For the full year, the London-based food delivery services firm said gross transaction value increased to GBP7.08 billion for all operations, including results from Australia and the Netherlands until operations there ended in November 2022.

This represented year-on-year growth of 7% in reported currency and 5% in constant currency.

Excluding operations in Australia and the Netherlands, the business saw 9% growth, or 7% in constant currency, to GBP6.85 billion.

As a result, Deliveroo said now expects to report an adjusted earnings before interest, tax, depreciation and amortisation margin as percentage of gross transaction value of negative 1.0%.

This is better than previous guidance of between negative 1.2% to negative 1.5% and also improved from 2.0% in 2021.

For Russ Mould at AJ Bell, the numbers showed the company was "at least...travelling in the right direction" but acknowledged it "still has a long way to go before it makes any big money".

Mould added that cynics may simply regard the adjusted Ebitda measure as a firm attempting to rely on "earnings before bad stuff" in an attempt to portray a positive picture.

"No-one should be under any illusions.
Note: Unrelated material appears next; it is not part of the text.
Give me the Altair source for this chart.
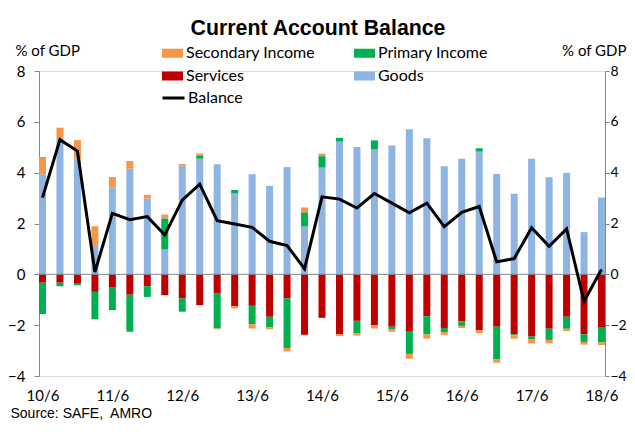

Deliveroo is still losing money and, using officially recognised accounting benchmarks rather than self-adjusted ones, analysts do not expect the company to turn a profit until 2025 at the earliest," he said.

Cost-of-living crisis pressures were a major theme of concern among analysts looking at Deliveroo's chances to finally making into the black.

"Deliveroo has been punished by the cost-of-living crisis as consumers look for way to slim down their budgets, cutting back on discretionary spending such as on takeaways and other deliveries," said interactive investor's Victoria Scholar.

Scholar pointed to declining order volumes during the year as evidence of these consumer pressures.

Overall order numbers declined by 2% year-on-year, though inflation-linked price adjustments offset that to keep gross transaction value moving higher. While the number of orders in the fourth quarter, excluding Australia and the Netherlands, fell to 75.1 million from 76.8 million a year before, GTV per order rose to GBP23.9 from GBP21.5.

AJ Bell's Russ Mould warned that if this goes into reverse over the coming months, then Deliveroo will suffer.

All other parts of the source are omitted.